▸ GIVEN REQUEST
Below is a block of records. Copy every line in it that contains the word "chart".

▸ MATERIAL SUPPLIED
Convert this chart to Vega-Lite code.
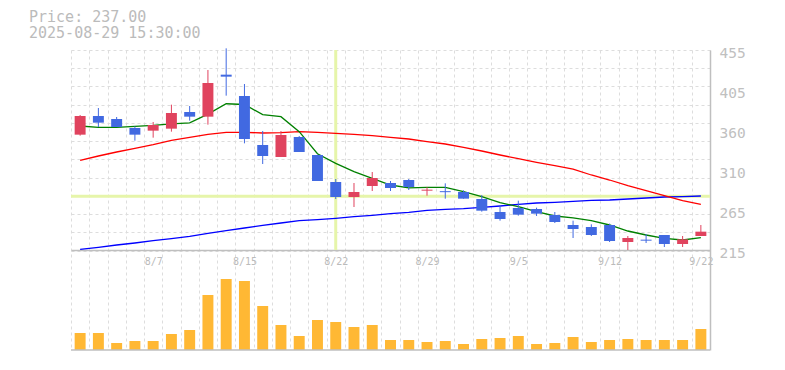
{
  "$schema": "https://vega.github.io/schema/vega-lite/v6.json",
  "width": 639,
  "height": 300,
  "autosize": {"type": "none"},
  "padding": {"left": 71, "top": 50, "right": 75, "bottom": 20},
  "background": "white",
  "title": {
    "text": "Price: 237.00",
    "subtitle": "2025-08-29 15:30:00",
    "anchor": "start",
    "frame": "group",
    "dx": -42,
    "offset": 4,
    "font": "DejaVu Sans Mono",
    "fontSize": 15,
    "fontWeight": "normal",
    "color": "#bbbbbb",
    "subtitleFont": "DejaVu Sans Mono",
    "subtitleFontSize": 15,
    "subtitleColor": "#bbbbbb",
    "subtitlePadding": 1
  },
  "datasets": {
    "px": [
      {"d": "8/1", "o": 353.4, "h": 377, "l": 352.2, "c": 375.8, "v": 170, "g": 363.8, "r": 322.6, "b": 215.8},
      {"d": "8/4", "o": 375.8, "h": 385.4, "l": 362.6, "c": 367.8, "v": 170, "g": 362.2, "r": 327.8, "b": 218.2},
      {"d": "8/5", "o": 372.2, "h": 374.6, "l": 362.6, "c": 362.6, "v": 70, "g": 362.2, "r": 332.6, "b": 221},
      {"d": "8/6", "o": 361.4, "h": 363.4, "l": 346.2, "c": 353.4, "v": 90, "g": 363.4, "r": 337, "b": 223.4},
      {"d": "8/7", "o": 358.2, "h": 368.6, "l": 349.8, "c": 365, "v": 90, "g": 364.6, "r": 341.4, "b": 226.2},
      {"d": "8/8", "o": 360.6, "h": 389.4, "l": 357, "c": 379.4, "v": 160, "g": 366.4, "r": 346.6, "b": 228.6},
      {"d": "8/12", "o": 380.6, "h": 387.8, "l": 370.2, "c": 375, "v": 200, "g": 367.6, "r": 350.2, "b": 231.4},
      {"d": "8/13", "o": 375, "h": 431, "l": 365.4, "c": 415.4, "v": 550, "g": 378, "r": 353.8, "b": 235},
      {"d": "8/14", "o": 425.4, "h": 457, "l": 400.2, "c": 423, "v": 710, "g": 390.5, "r": 356.2, "b": 238.2},
      {"d": "8/15", "o": 399.8, "h": 414.2, "l": 343, "c": 348.2, "v": 690, "g": 389.6, "r": 356.2, "b": 241.4},
      {"d": "8/18", "o": 341, "h": 357.8, "l": 318.2, "c": 327.8, "v": 440, "g": 377.5, "r": 355.4, "b": 244.6},
      {"d": "8/19", "o": 326.6, "h": 357.8, "l": 326.6, "c": 353, "v": 250, "g": 375, "r": 355.8, "b": 247.4},
      {"d": "8/20", "o": 350.6, "h": 351.8, "l": 332.6, "c": 332.6, "v": 140, "g": 357, "r": 357, "b": 250.2},
      {"d": "8/21", "o": 329, "h": 329.4, "l": 297.8, "c": 297.8, "v": 300, "g": 330.5, "r": 356.2, "b": 251.4},
      {"d": "8/22", "o": 296.6, "h": 300.2, "l": 276.2, "c": 278.6, "v": 280, "g": 319, "r": 355, "b": 253},
      {"d": "8/25", "o": 278.6, "h": 295.4, "l": 266.6, "c": 284.6, "v": 230, "g": 309, "r": 353.8, "b": 255},
      {"d": "8/26", "o": 291.8, "h": 308.6, "l": 285.8, "c": 301.4, "v": 250, "g": 301, "r": 352.2, "b": 256.6},
      {"d": "8/27", "o": 295.4, "h": 297.8, "l": 285.8, "c": 289.4, "v": 100, "g": 293, "r": 350.2, "b": 258.6},
      {"d": "8/28", "o": 299, "h": 300.2, "l": 287, "c": 290.6, "v": 100, "g": 289.5, "r": 348.2, "b": 260.2},
      {"d": "8/29", "o": 286.2, "h": 290.2, "l": 280.2, "c": 287.4, "v": 80, "g": 290.2, "r": 345, "b": 262.6},
      {"d": "9/1", "o": 285.6, "h": 295, "l": 276.6, "c": 284.4, "v": 90, "g": 290.2, "r": 342.2, "b": 263.8},
      {"d": "9/2", "o": 284.6, "h": 286.6, "l": 276.6, "c": 276.6, "v": 60, "g": 285, "r": 338.2, "b": 264.6},
      {"d": "9/3", "o": 276.2, "h": 281, "l": 261, "c": 262.2, "v": 110, "g": 279, "r": 333.8, "b": 266.2},
      {"d": "9/4", "o": 260.6, "h": 269, "l": 250.2, "c": 252.2, "v": 120, "g": 271.8, "r": 329, "b": 267.8},
      {"d": "9/5", "o": 265.4, "h": 274.2, "l": 256.2, "c": 257.4, "v": 140, "g": 267, "r": 324.6, "b": 269.8},
      {"d": "9/8", "o": 264.2, "h": 265.8, "l": 255.8, "c": 258.6, "v": 60, "g": 261, "r": 320.2, "b": 271.4},
      {"d": "9/9", "o": 257, "h": 260.6, "l": 247.4, "c": 248.6, "v": 70, "g": 255.8, "r": 316.2, "b": 272.2},
      {"d": "9/10", "o": 245, "h": 250.2, "l": 229.4, "c": 240.2, "v": 130, "g": 253.6, "r": 312, "b": 273.4},
      {"d": "9/11", "o": 242.6, "h": 245.8, "l": 231.8, "c": 233, "v": 80, "g": 250.2, "r": 305, "b": 274.6},
      {"d": "9/12", "o": 245, "h": 246.6, "l": 224.6, "c": 225.8, "v": 100, "g": 245, "r": 299, "b": 275},
      {"d": "9/16", "o": 224.6, "h": 231.8, "l": 215, "c": 229.4, "v": 110, "g": 237.8, "r": 292.2, "b": 276.2},
      {"d": "9/17", "o": 227.4, "h": 234.2, "l": 223.4, "c": 226.2, "v": 100, "g": 233, "r": 286.2, "b": 277.4},
      {"d": "9/18", "o": 233, "h": 233, "l": 218.6, "c": 222.2, "v": 100, "g": 229, "r": 280.2, "b": 278.6},
      {"d": "9/19", "o": 222.2, "h": 231.8, "l": 218.6, "c": 227.8, "v": 100, "g": 227, "r": 274.2, "b": 279},
      {"d": "9/22", "o": 231.8, "h": 245, "l": 231.8, "c": 237, "v": 210, "g": 229.8, "r": 269.8, "b": 279.8}
    ]
  },
  "layer": [
    {
      "layer": [
        {
          "data": {"name": "px"},
          "mark": {"type": "rule", "color": "#e6f5aa", "strokeWidth": 3},
          "encoding": {
            "x": {
              "field": "d", "type": "ordinal", "sort": null,
              "scale": {"type": "band", "paddingInner": 0, "paddingOuter": 0},
              "axis": {
                "orient": "bottom", "offset": -100, "tickBand": "extent", "title": null,
                "grid": true, "gridColor": "#dddddd", "gridDash": [3, 3], "gridWidth": 1,
                "ticks": false, "domain": true, "domainColor": "#bfbfbf", "domainWidth": 1.5,
                "labelExpr": "indexof(['8/7','8/15','8/22','8/29','9/5','9/12','9/22'], datum.value) >= 0 ? datum.value : ''",
                "labelAngle": 0, "labelFont": "DejaVu Sans Mono", "labelFontSize": 10, "labelColor": "#bbbbbb",
                "labelPadding": 6, "labelOverlap": false, "labelBound": false, "labelFlush": false
              }
            },
            "y": {"datum": 215, "type": "quantitative", "scale": {"domain": [95, 455], "nice": false, "zero": false}, "axis": null},
            "y2": {"datum": 455},
            "opacity": {"condition": {"test": "datum.d == '8/22'", "value": 1}, "value": 0}
          }
        },
        {
          "data": {"values": [{}]},
          "mark": {"type": "rule", "color": "#e6f5aa", "strokeWidth": 3},
          "encoding": {
            "y": {"datum": 279.4, "type": "quantitative", "scale": {"domain": [95, 455], "nice": false, "zero": false}, "axis": null}
          }
        },
        {
          "data": {"name": "px"},
          "mark": {"type": "line", "color": "#0000ff", "strokeWidth": 1.3},
          "encoding": {
            "x": {"field": "d", "type": "ordinal", "sort": null},
            "y": {
              "field": "b", "type": "quantitative",
              "scale": {"domain": [95, 455], "nice": false, "zero": false},
              "axis": {
                "orient": "right", "values": [455, 433.12, 411.24, 389.36, 367.48, 345.6, 323.72, 301.84, 279.96, 258.08, 236.2, 214.32],
                "grid": true, "gridColor": "#dddddd", "gridDash": [3, 3], "gridWidth": 1,
                "labels": false, "ticks": false, "domain": false, "title": null
              }
            }
          }
        },
        {
          "data": {"name": "px"},
          "mark": {"type": "line", "color": "#ff0000", "strokeWidth": 1.3},
          "encoding": {
            "x": {"field": "d", "type": "ordinal", "sort": null},
            "y": {"field": "r", "type": "quantitative", "scale": {"domain": [95, 455], "nice": false, "zero": false}, "axis": null}
          }
        },
        {
          "data": {"name": "px"},
          "mark": {"type": "line", "color": "#008000", "strokeWidth": 1.3},
          "encoding": {
            "x": {"field": "d", "type": "ordinal", "sort": null},
            "y": {"field": "g", "type": "quantitative", "scale": {"domain": [95, 455], "nice": false, "zero": false}, "axis": null}
          }
        },
        {
          "data": {"name": "px"},
          "mark": {"type": "rule", "strokeWidth": 1},
          "encoding": {
            "x": {"field": "d", "type": "ordinal", "sort": null},
            "y": {"field": "l", "type": "quantitative", "scale": {"domain": [95, 455], "nice": false, "zero": false}, "axis": null},
            "y2": {"field": "h"},
            "color": {"condition": {"test": "datum.c >= datum.o", "value": "#e0435e"}, "value": "#4169e1"}
          }
        },
        {
          "data": {"name": "px"},
          "mark": {"type": "bar", "width": {"band": 0.6}},
          "encoding": {
            "x": {"field": "d", "type": "ordinal", "sort": null},
            "y": {
              "field": "o", "type": "quantitative",
              "scale": {"domain": [95, 455], "nice": false, "zero": false},
              "axis": {
                "orient": "right", "values": [215, 263, 311, 359, 407, 455],
                "labelExpr": "format(round(datum.value / 5) * 5, 'd')",
                "grid": false, "ticks": false, "domain": true, "domainColor": "#bfbfbf", "domainWidth": 1.5,
                "labelFont": "DejaVu Sans Mono", "labelFontSize": 14.5, "labelColor": "#c0c0c0",
                "labelPadding": 9, "labelOffset": 3, "labelBaseline": "middle", "labelFlush": false, "title": null
              }
            },
            "y2": {"field": "c"},
            "color": {"condition": {"test": "datum.c >= datum.o", "value": "#e0435e"}, "value": "#4169e1"}
          }
        }
      ],
      "resolve": {"axis": {"y": "independent"}}
    },
    {
      "layer": [
        {
          "data": {"name": "px"},
          "mark": {"type": "bar", "width": {"band": 0.6}, "color": "#ffb834"},
          "encoding": {
            "x": {"field": "d", "type": "ordinal", "sort": null},
            "y": {"field": "v", "type": "quantitative", "scale": {"domain": [0, 3000], "nice": false}, "axis": null}
          }
        },
        {
          "data": {"values": [{}]},
          "mark": {"type": "rule", "color": "#bfbfbf", "strokeWidth": 1.5},
          "encoding": {
            "y": {"datum": 0, "type": "quantitative", "scale": {"domain": [0, 3000], "nice": false}, "axis": null}
          }
        }
      ]
    }
  ],
  "resolve": {"scale": {"y": "independent"}},
  "config": {"view": {"stroke": null}}
}
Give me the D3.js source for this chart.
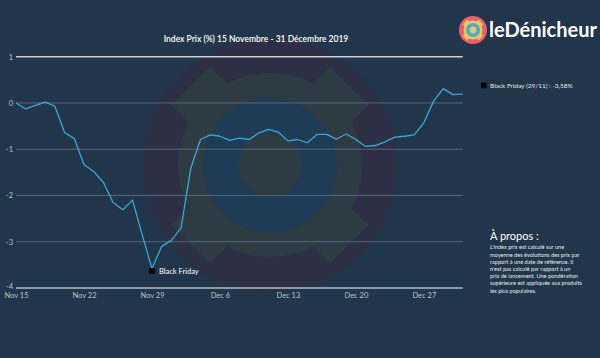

▸ WRITTEN ANSWER
Convert this chart to Vega-Lite code.
Give me the D3.js source for this chart.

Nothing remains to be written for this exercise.